En ese lugar de tierras duras donde la soledad y el desamparo amanecen con el día, la muerte se la traga en el parto. La comadre entrega al padre, el niño envuelto en trapos tibios y en silencio, señala al pueblo con urgencia.
El hombre cuelga a su cuello el saco vacío de semillas. De las manos que lo ayudaron a nacer, toma al niño que no llora y lo acomoda en el fondo.
En pelo monta el caballo, y disparándole a la parca, ávida de otra presa, taconea las ancas que lo conocían.
A lo lejos, el pueblo se le antoja de luces.
Él cabalga con el hijo y el miedo pegado al pecho. Se apea frente al hospital y corre hasta las manos que emergen de las mangas blancas. Ellas parecen de Dios al recibir al niño.
Ninguna palabra es dicha por esos dos hombres conocedores del peligro. El hombre queda en espera. No existe tiempo que pueda ser medido por quien aguarda la vida.

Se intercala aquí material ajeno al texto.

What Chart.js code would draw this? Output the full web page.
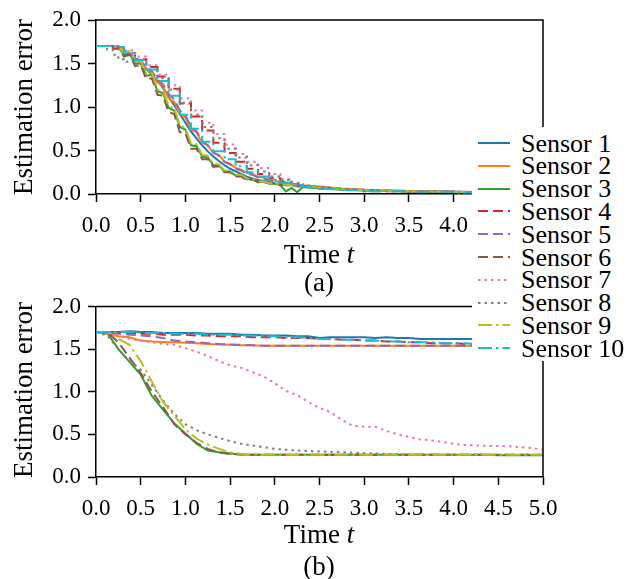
<!DOCTYPE html>
<html>
<head>
<meta charset="utf-8">
<script src="https://cdn.jsdelivr.net/npm/chart.js@4.4.1/dist/chart.umd.min.js"></script>
<style>
body{margin:0;background:#fff;}
#wrap{position:relative;width:628px;height:579px;overflow:hidden;font-family:'Liberation Serif','Times New Roman',serif;color:#000;}
canvas{position:absolute;left:0;}
.lbl{position:absolute;white-space:nowrap;font-size:27px;line-height:1;transform:translate(-50%,-50%);}
.ylab{transform:translate(-50%,-50%) rotate(-90deg);}
#legend{position:absolute;left:472px;top:127px;width:160px;height:234px;background:#fff;z-index:5;}
.row{position:absolute;left:0;height:23px;display:flex;align-items:center;font-size:26px;line-height:23px;white-space:nowrap;}
.row svg{margin-left:6px;margin-right:11px;}
</style>
</head>
<body>
<div id="wrap">
  <canvas id="chartA" width="628" height="288" style="top:0"></canvas>
  <canvas id="chartB" width="628" height="291" style="top:288px"></canvas>
  <div class="lbl ylab" style="left:23px;top:107px">Estimation error</div>
  <div class="lbl ylab" style="left:23px;top:390px">Estimation error</div>
  <div class="lbl" style="left:319px;top:254px">Time <i>t</i></div>
  <div class="lbl" style="left:319px;top:282px">(a)</div>
  <div class="lbl" style="left:319px;top:534px">Time <i>t</i></div>
  <div class="lbl" style="left:319px;top:566px">(b)</div>
  <div id="legend"></div>
</div>
<script>
// ---- data ----
const sensorNames = ['Sensor 1','Sensor 2','Sensor 3','Sensor 4','Sensor 5','Sensor 6','Sensor 7','Sensor 8','Sensor 9','Sensor 10']

// (a) time grid
const tA = [0,0.0625,0.125,0.1875,0.25,0.3125,0.375,0.4375,0.5,0.5625,0.625,0.6875,0.75,0.8125,0.875,0.9375,
  1,1.0625,1.125,1.1875,1.25,1.3125,1.375,1.4375,1.5,1.5625,1.625,1.6875,1.75,1.8125,1.875,1.9375,
  2,2.0625,2.125,2.1875,2.25,2.3125,2.375,2.4375,2.5,2.75,3,3.5,4,4.5,5]

const a1 = [1.70,1.70,1.70,1.70,1.69,1.64,1.60,1.55,1.50,1.44,1.37,1.30,1.22,1.12,1.02,0.92,
  0.82,0.72,0.64,0.56,0.49,0.43,0.38,0.33,0.29,0.26,0.23,0.20,0.18,0.16,0.15,0.135,
  0.12,0.11,0.105,0.10,0.095,0.09,0.085,0.08,0.075,0.058,0.045,0.033,0.025,0.02,0.015]
const a2 = [1.70,1.70,1.70,1.70,1.70,1.65,1.61,1.54,1.51,1.43,1.39,1.28,1.24,1.10,1.06,0.92,
  0.88,0.74,0.71,0.59,0.56,0.47,0.45,0.37,0.35,0.30,0.28,0.24,0.23,0.20,0.19,0.16,
  0.155,0.135,0.13,0.115,0.11,0.10,0.095,0.09,0.085,0.063,0.048,0.034,0.026,0.02,0.016]
const a3 = [1.70,1.70,1.70,1.70,1.69,1.60,1.61,1.50,1.50,1.36,1.37,1.18,1.16,0.99,0.96,0.77,
  0.74,0.56,0.55,0.43,0.42,0.33,0.33,0.26,0.26,0.21,0.21,0.17,0.17,0.14,0.14,0.12,
  0.12,0.10,0.03,0.07,0.02,0.08,0.075,0.07,0.065,0.05,0.04,0.03,0.022,0.018,0.014]
const a4 = [1.70,1.70,1.70,1.70,1.67,1.67,1.62,1.62,1.55,1.55,1.46,1.46,1.35,1.35,1.21,1.21,
  1.04,1.04,0.89,0.89,0.73,0.73,0.59,0.59,0.47,0.47,0.37,0.37,0.29,0.29,0.23,0.23,
  0.18,0.18,0.14,0.14,0.11,0.11,0.09,0.09,0.08,0.06,0.046,0.033,0.025,0.02,0.015]
const a5 = [1.70,1.70,1.70,1.70,1.69,1.66,1.62,1.57,1.53,1.46,1.41,1.32,1.26,1.15,1.09,0.96,
  0.90,0.78,0.72,0.61,0.56,0.48,0.44,0.37,0.34,0.29,0.27,0.23,0.22,0.19,0.18,0.155,
  0.145,0.125,0.12,0.11,0.105,0.095,0.09,0.085,0.08,0.06,0.046,0.033,0.025,0.02,0.015]
const a6 = [1.70,1.70,1.70,1.70,1.68,1.58,1.60,1.47,1.48,1.32,1.33,1.14,1.13,0.94,0.92,0.71,
  0.70,0.52,0.52,0.40,0.40,0.31,0.32,0.25,0.25,0.20,0.20,0.16,0.165,0.135,0.14,0.12,
  0.12,0.105,0.10,0.095,0.09,0.087,0.083,0.08,0.075,0.056,0.043,0.031,0.024,0.019,0.015]
const a7 = [1.70,1.70,1.70,1.70,1.69,1.69,1.65,1.65,1.58,1.58,1.48,1.48,1.37,1.37,1.25,1.25,
  1.10,1.10,0.96,0.96,0.82,0.82,0.69,0.69,0.57,0.57,0.46,0.46,0.37,0.37,0.30,0.30,
  0.23,0.23,0.17,0.17,0.13,0.13,0.10,0.10,0.09,0.065,0.05,0.035,0.027,0.02,0.016]
const a8 = [1.70,1.70,1.70,1.66,1.60,1.55,1.52,1.52,1.48,1.48,1.42,1.42,1.33,1.33,1.20,1.20,
  1.05,1.05,0.91,0.91,0.77,0.77,0.64,0.64,0.52,0.52,0.42,0.42,0.33,0.33,0.26,0.26,
  0.20,0.20,0.16,0.16,0.12,0.12,0.095,0.095,0.085,0.062,0.048,0.034,0.026,0.02,0.016]
const a9 = [1.70,1.70,1.70,1.70,1.70,1.62,1.64,1.52,1.53,1.38,1.39,1.20,1.19,1.01,0.99,0.79,
  0.76,0.58,0.57,0.45,0.44,0.35,0.34,0.27,0.27,0.22,0.22,0.18,0.175,0.145,0.145,0.125,
  0.125,0.11,0.105,0.10,0.095,0.09,0.085,0.08,0.075,0.057,0.044,0.032,0.024,0.019,0.015]
const a10 = [1.70,1.70,1.70,1.70,1.69,1.69,1.62,1.62,1.54,1.54,1.43,1.43,1.30,1.30,1.13,1.13,
  0.91,0.91,0.75,0.75,0.60,0.60,0.49,0.49,0.40,0.40,0.32,0.32,0.25,0.25,0.20,0.20,
  0.16,0.16,0.13,0.13,0.10,0.10,0.085,0.085,0.075,0.058,0.045,0.032,0.025,0.02,0.015]

// (b) time grid
const tB = [0,0.125,0.25,0.375,0.5,0.625,0.75,0.875,1,1.125,1.25,1.375,1.5,1.625,1.75,1.875,
  2,2.125,2.25,2.375,2.5,2.625,2.75,2.875,3,3.125,3.25,3.375,3.5,3.625,3.75,3.875,
  4,4.125,4.25,4.375,4.5,4.625,4.75,4.875,5]

const b1 = [1.70,1.70,1.70,1.71,1.70,1.70,1.69,1.69,1.69,1.69,1.68,1.68,1.68,1.67,1.67,1.66,
  1.66,1.66,1.65,1.65,1.63,1.64,1.64,1.64,1.64,1.63,1.64,1.63,1.63,1.62,1.62,1.62,
  1.62,1.62,1.62,1.61,1.61,1.61,1.61,1.60,1.60]
const b2 = [1.70,1.68,1.65,1.64,1.60,1.59,1.585,1.58,1.575,1.57,1.56,1.555,1.55,1.545,1.545,1.54,
  1.54,1.54,1.54,1.54,1.54,1.54,1.54,1.54,1.54,1.54,1.54,1.54,1.54,1.54,1.54,1.54,
  1.54,1.54,1.54,1.54,1.54,1.535,1.535,1.535,1.535]
const b3 = [1.70,1.69,1.50,1.35,1.20,0.95,0.79,0.63,0.51,0.39,0.31,0.29,0.275,0.265,0.26,0.26,
  0.26,0.26,0.26,0.26,0.26,0.26,0.26,0.26,0.26,0.26,0.26,0.26,0.26,0.26,0.26,0.26,
  0.26,0.26,0.26,0.26,0.255,0.255,0.255,0.255,0.255]
const b4 = [1.70,1.70,1.69,1.69,1.68,1.68,1.67,1.67,1.67,1.66,1.66,1.65,1.65,1.65,1.64,1.64,
  1.64,1.63,1.63,1.63,1.62,1.62,1.61,1.61,1.60,1.60,1.59,1.59,1.58,1.58,1.57,1.57,
  1.57,1.56,1.56,1.56,1.55,1.55,1.55,1.55,1.54]
const b5 = [1.70,1.70,1.68,1.67,1.66,1.65,1.63,1.60,1.59,1.58,1.57,1.56,1.555,1.55,1.545,1.54,
  1.54,1.54,1.54,1.54,1.54,1.54,1.54,1.54,1.54,1.54,1.54,1.54,1.54,1.54,1.54,1.54,
  1.54,1.54,1.54,1.54,1.54,1.54,1.54,1.54,1.54]
const b6 = [1.70,1.70,1.58,1.40,1.22,1.00,0.82,0.62,0.50,0.40,0.33,0.29,0.27,0.265,0.26,0.26,
  0.26,0.26,0.26,0.26,0.26,0.26,0.26,0.26,0.26,0.26,0.26,0.26,0.26,0.26,0.26,0.26,
  0.26,0.26,0.26,0.26,0.26,0.26,0.26,0.26,0.26]
const b7 = [1.70,1.70,1.66,1.62,1.60,1.58,1.56,1.55,1.51,1.47,1.42,1.36,1.31,1.28,1.23,1.18,
  1.10,1.01,0.96,0.88,0.81,0.76,0.67,0.60,0.59,0.59,0.54,0.50,0.47,0.44,0.43,0.41,
  0.39,0.375,0.37,0.365,0.365,0.36,0.35,0.34,0.32]
const b8 = [1.70,1.66,1.50,1.36,1.26,1.08,0.90,0.74,0.62,0.55,0.50,0.46,0.42,0.39,0.37,0.35,
  0.33,0.32,0.31,0.305,0.30,0.295,0.29,0.285,0.28,0.275,0.27,0.27,0.265,0.265,0.26,0.26,
  0.26,0.26,0.26,0.26,0.26,0.26,0.26,0.26,0.26]
const b9 = [1.70,1.70,1.62,1.55,1.36,1.12,0.88,0.72,0.56,0.45,0.38,0.33,0.29,0.27,0.265,0.26,
  0.26,0.26,0.26,0.26,0.26,0.26,0.26,0.26,0.26,0.26,0.26,0.26,0.26,0.26,0.26,0.26,
  0.26,0.26,0.26,0.26,0.26,0.26,0.26,0.26,0.26]
const b10 = [1.70,1.70,1.70,1.70,1.69,1.69,1.69,1.68,1.68,1.68,1.67,1.67,1.67,1.66,1.66,1.65,
  1.65,1.64,1.64,1.63,1.62,1.62,1.61,1.61,1.60,1.60,1.59,1.59,1.58,1.58,1.58,1.57,
  1.57,1.57,1.56,1.56,1.56,1.55,1.55,1.55,1.55]

// ---- styles ----
const SERIF = "'Liberation Serif', 'Times New Roman', serif"
const lineColors = ['#1f77b4','#ff7f0e','#2ca02c','#d62728','#9467bd','#8c564b','#e377c2','#7f7f7f','#bcbd22','#17becf']
const lineDashes = [[],[],[],[10,5],[10,5],[10,5],[2.5,4],[2.5,4],[14,4,2.5,4],[14,4,2.5,4]]
const steppedA = [false,false,false,'after',false,false,'after','after',false,'after']
const steppedB = [false,false,false,false,false,false,false,false,false,false]

// top + right spines (matplotlib box)
const boxPlugin = {
  id: 'box',
  afterDraw(chart){
    const {ctx, chartArea:{left,top,right,bottom}} = chart
    ctx.save()
    ctx.strokeStyle = '#000'
    ctx.lineWidth = 1.5
    ctx.beginPath()
    ctx.moveTo(left, top)
    ctx.lineTo(right, top)
    ctx.lineTo(right, bottom)
    ctx.stroke()
    ctx.restore()
  }
}

function axisGrid(){
  return {display:true, drawOnChartArea:false, drawTicks:true, tickLength:8, tickWidth:1.5, tickColor:'#000'}
}

function buildChart(id, times, series, stepped, padTop, xHeight){
  new Chart(document.getElementById(id), {
    type: 'line',
    data: {
      datasets: series.map((vals, i) => ({
        label: sensorNames[i],
        data: times.map((t, j) => ({x: t, y: vals[j]})),
        borderColor: lineColors[i],
        borderWidth: 2,
        borderDash: lineDashes[i],
        pointRadius: 0,
        fill: false,
        tension: 0,
        stepped: stepped[i],
        order: 10 - i
      }))
    },
    options: {
      responsive: false,
      animation: false,
      events: [],
      layout: {padding: {top: padTop, right: 85, left: 0, bottom: 0}},
      plugins: {legend: {display: false}, tooltip: {enabled: false}},
      scales: {
        x: {
          type: 'linear', min: 0, max: 5,
          ticks: {stepSize: 0.5, color: '#000', font: {family: SERIF, size: 23, lineHeight: 1},
                  padding: 12, autoSkip: false, maxRotation: 0, callback: v => v.toFixed(1)},
          grid: axisGrid(),
          border: {display: true, color: '#000', width: 1.5},
          afterFit: s => { s.height = xHeight }
        },
        y: {
          min: 0, max: 2,
          ticks: {stepSize: 0.5, color: '#000', font: {family: SERIF, size: 23, lineHeight: 1},
                  padding: 7, callback: v => v.toFixed(1)},
          grid: axisGrid(),
          border: {display: true, color: '#000', width: 1.5},
          afterFit: s => { s.width = 96 }
        }
      }
    },
    plugins: [boxPlugin]
  })
}

buildChart('chartA', tA, [a1,a2,a3,a4,a5,a6,a7,a8,a9,a10], steppedA, 20, 94)
buildChart('chartB', tB, [b1,b2,b3,b4,b5,b6,b7,b8,b9,b10], steppedB, 14, 102)

// shared legend drawn over both panels
const legend = document.getElementById('legend')
sensorNames.forEach((name, i) => {
  const row = document.createElement('div')
  row.className = 'row'
  row.style.top = (16 + 22.8 * i - 11.5) + 'px'
  const dash = lineDashes[i].length ? lineDashes[i].join(' ') : 'none'
  row.innerHTML = `<svg width="32" height="10"><line x1="0" y1="5" x2="32" y2="5" stroke="${lineColors[i]}" stroke-width="2" stroke-dasharray="${dash}"/></svg><span>${name}</span>`
  legend.appendChild(row)
})
</script>
</body>
</html>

El médico retorna con el niño envuelto en paños fríos y cruza con el hombre una mirada sabedora de la muerte. Al padre, el dolor le hincha las venas y sus manos se crispan al recibir al hijo que nunca lloraría.
Sin prisa, el caballo lleva de vuelta al amo.
En la entrada del rancho los vecinos aguardan. Algunos brazos ayudan al padre con el cuerpo inerte y otros abrazan sus hombros hasta entrar a la pieza.
Ella, con la cara blanca y las manos cruzadas sobre el pecho, yace en la cama. El mismo lecho dónde tantos horizontes habían trazado.
El padre apoya al niño sobre el vientre de la madre.
Entonces, y sólo entonces, el hombre llora acompañado de otros llantos silenciosos entendidos de la muerte y de la vida, que en cada simiente, cada uno plantará al alba, mañana.